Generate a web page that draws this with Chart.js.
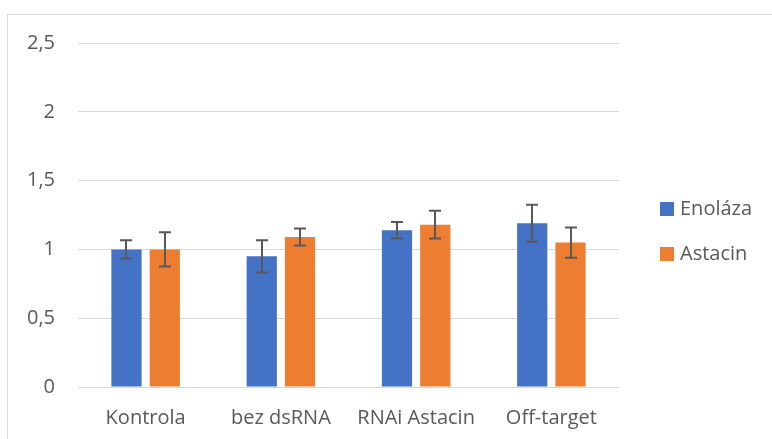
<!DOCTYPE html>
<html>
<head>
<meta charset="utf-8">
<script src="https://cdn.jsdelivr.net/npm/chart.js@4/dist/chart.umd.min.js"></script>
<style>
  html, body { margin: 0; padding: 0; background: #fff; overflow: hidden; }
  #wrap { width: 772px; height: 439px; }
</style>
</head>
<body>
<div id="wrap"><canvas id="chart" width="772" height="439"></canvas></div>
<script>
const categories = ["Kontrola", "bez dsRNA", "RNAi Astacin", "Off-target"];
const enolaza = [1.0, 0.95, 1.14, 1.19];
const astacin = [1.0, 1.09, 1.18, 1.05];
const enolazaErr = [0.066, 0.117, 0.059, 0.135];
const astacinErr = [0.124, 0.062, 0.1, 0.11];
const yTicks = [0, 0.5, 1, 1.5, 2, 2.5];

const textColor = "#595959";
const fontFamily = "'Open Sans', sans-serif";

// frame of the chart object, only top and left edges are visible
const framePlugin = {
  id: "frame",
  beforeDraw: (chart) => {
    const ctx = chart.ctx;
    ctx.save();
    ctx.strokeStyle = "#d9d9d9";
    ctx.lineWidth = 1;
    ctx.strokeRect(7.5, 14.5, 900, 600);
    ctx.restore();
  },
};

const errorBarPlugin = {
  id: "errorBars",
  afterDatasetsDraw: (chart) => {
    const ctx = chart.ctx;
    const yScale = chart.scales.y;
    ctx.save();
    ctx.strokeStyle = "#595959";
    ctx.lineWidth = 2;
    chart.data.datasets.forEach((ds, i) => {
      const meta = chart.getDatasetMeta(i);
      meta.data.forEach((bar, j) => {
        const v = ds.data[j];
        const e = ds.errors[j];
        const top = yScale.getPixelForValue(v + e);
        const bot = yScale.getPixelForValue(v - e);
        const x = Math.round(bar.x);
        ctx.beginPath();
        ctx.moveTo(x, top);
        ctx.lineTo(x, bot);
        ctx.moveTo(x - 6, top);
        ctx.lineTo(x + 6, top);
        ctx.moveTo(x - 6, bot);
        ctx.lineTo(x + 6, bot);
        ctx.stroke();
      });
    });
    ctx.restore();
  },
};

// legend drawn by hand to the right of the plot
const sideLegendPlugin = {
  id: "sideLegend",
  afterDraw: (chart) => {
    const ctx = chart.ctx;
    ctx.save();
    ctx.font = "20px " + fontFamily;
    ctx.textBaseline = "middle";
    chart.data.datasets.forEach((ds, i) => {
      const y = 202 + i * 45;
      ctx.fillStyle = ds.backgroundColor;
      ctx.fillRect(660, y, 14, 14);
      ctx.fillStyle = textColor;
      ctx.fillText(ds.label, 680, y + 7);
    });
    ctx.restore();
  },
};

new Chart(document.getElementById("chart").getContext("2d"), {
  type: "bar",
  data: {
    labels: categories,
    datasets: [
      {
        label: "Enoláza",
        data: enolaza,
        errors: enolazaErr,
        backgroundColor: "#4472c4",
        borderWidth: 0,
      },
      {
        label: "Astacin",
        data: astacin,
        errors: astacinErr,
        backgroundColor: "#ed7d31",
        borderWidth: 0,
      },
    ],
  },
  options: {
    responsive: false,
    animation: false,
    categoryPercentage: 0.566,
    barPercentage: 0.79,
    layout: {
      padding: { left: 0, right: 153, top: 43, bottom: 0 },
    },
    plugins: {
      legend: { display: false },
      tooltip: { enabled: false },
    },
    scales: {
      x: {
        grid: { display: false },
        border: { display: false },
        ticks: {
          color: textColor,
          font: { family: fontFamily, size: 20 },
          padding: 11,
          maxRotation: 0,
        },
        afterFit: (axis) => {
          axis.height = 52;
        },
      },
      y: {
        min: 0,
        max: 2.5,
        afterBuildTicks: (axis) => {
          axis.ticks = yTicks.map((v) => ({ value: v }));
        },
        grid: { color: "#d9d9d9", lineWidth: 1, drawTicks: false },
        border: { display: false },
        ticks: {
          color: textColor,
          font: { family: fontFamily, size: 20 },
          padding: 23,
          callback: (v) => String(v).replace(".", ","),
        },
        afterFit: (axis) => {
          axis.width = 78;
        },
      },
    },
  },
  plugins: [framePlugin, errorBarPlugin, sideLegendPlugin],
});
</script>
</body>
</html>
----
SET TASK: Make an exact copy of the data above, pictures excluded.

EXERCISE RESPONSE:
Generate a web page that draws this with Chart.js.
<!DOCTYPE html>
<html>
<head>
<meta charset="utf-8">
<script src="https://cdn.jsdelivr.net/npm/chart.js@4/dist/chart.umd.min.js"></script>
<style>
  html, body { margin: 0; padding: 0; background: #fff; overflow: hidden; }
  #wrap { width: 772px; height: 439px; }
</style>
</head>
<body>
<div id="wrap"><canvas id="chart" width="772" height="439"></canvas></div>
<script>
const categories = ["Kontrola", "bez dsRNA", "RNAi Astacin", "Off-target"];
const enolaza = [1.0, 0.95, 1.14, 1.19];
const astacin = [1.0, 1.09, 1.18, 1.05];
const enolazaErr = [0.066, 0.117, 0.059, 0.135];
const astacinErr = [0.124, 0.062, 0.1, 0.11];
const yTicks = [0, 0.5, 1, 1.5, 2, 2.5];

const textColor = "#595959";
const fontFamily = "'Open Sans', sans-serif";

// frame of the chart object, only top and left edges are visible
const framePlugin = {
  id: "frame",
  beforeDraw: (chart) => {
    const ctx = chart.ctx;
    ctx.save();
    ctx.strokeStyle = "#d9d9d9";
    ctx.lineWidth = 1;
    ctx.strokeRect(7.5, 14.5, 900, 600);
    ctx.restore();
  },
};

const errorBarPlugin = {
  id: "errorBars",
  afterDatasetsDraw: (chart) => {
    const ctx = chart.ctx;
    const yScale = chart.scales.y;
    ctx.save();
    ctx.strokeStyle = "#595959";
    ctx.lineWidth = 2;
    chart.data.datasets.forEach((ds, i) => {
      const meta = chart.getDatasetMeta(i);
      meta.data.forEach((bar, j) => {
        const v = ds.data[j];
        const e = ds.errors[j];
        const top = yScale.getPixelForValue(v + e);
        const bot = yScale.getPixelForValue(v - e);
        const x = Math.round(bar.x);
        ctx.beginPath();
        ctx.moveTo(x, top);
        ctx.lineTo(x, bot);
        ctx.moveTo(x - 6, top);
        ctx.lineTo(x + 6, top);
        ctx.moveTo(x - 6, bot);
        ctx.lineTo(x + 6, bot);
        ctx.stroke();
      });
    });
    ctx.restore();
  },
};

// legend drawn by hand to the right of the plot
const sideLegendPlugin = {
  id: "sideLegend",
  afterDraw: (chart) => {
    const ctx = chart.ctx;
    ctx.save();
    ctx.font = "20px " + fontFamily;
    ctx.textBaseline = "middle";
    chart.data.datasets.forEach((ds, i) => {
      const y = 202 + i * 45;
      ctx.fillStyle = ds.backgroundColor;
      ctx.fillRect(660, y, 14, 14);
      ctx.fillStyle = textColor;
      ctx.fillText(ds.label, 680, y + 7);
    });
    ctx.restore();
  },
};

new Chart(document.getElementById("chart").getContext("2d"), {
  type: "bar",
  data: {
    labels: categories,
    datasets: [
      {
        label: "Enoláza",
        data: enolaza,
        errors: enolazaErr,
        backgroundColor: "#4472c4",
        borderWidth: 0,
      },
      {
        label: "Astacin",
        data: astacin,
        errors: astacinErr,
        backgroundColor: "#ed7d31",
        borderWidth: 0,
      },
    ],
  },
  options: {
    responsive: false,
    animation: false,
    categoryPercentage: 0.566,
    barPercentage: 0.79,
    layout: {
      padding: { left: 0, right: 153, top: 43, bottom: 0 },
    },
    plugins: {
      legend: { display: false },
      tooltip: { enabled: false },
    },
    scales: {
      x: {
        grid: { display: false },
        border: { display: false },
        ticks: {
          color: textColor,
          font: { family: fontFamily, size: 20 },
          padding: 11,
          maxRotation: 0,
        },
        afterFit: (axis) => {
          axis.height = 52;
        },
      },
      y: {
        min: 0,
        max: 2.5,
        afterBuildTicks: (axis) => {
          axis.ticks = yTicks.map((v) => ({ value: v }));
        },
        grid: { color: "#d9d9d9", lineWidth: 1, drawTicks: false },
        border: { display: false },
        ticks: {
          color: textColor,
          font: { family: fontFamily, size: 20 },
          padding: 23,
          callback: (v) => String(v).replace(".", ","),
        },
        afterFit: (axis) => {
          axis.width = 78;
        },
      },
    },
  },
  plugins: [framePlugin, errorBarPlugin, sideLegendPlugin],
});
</script>
</body>
</html>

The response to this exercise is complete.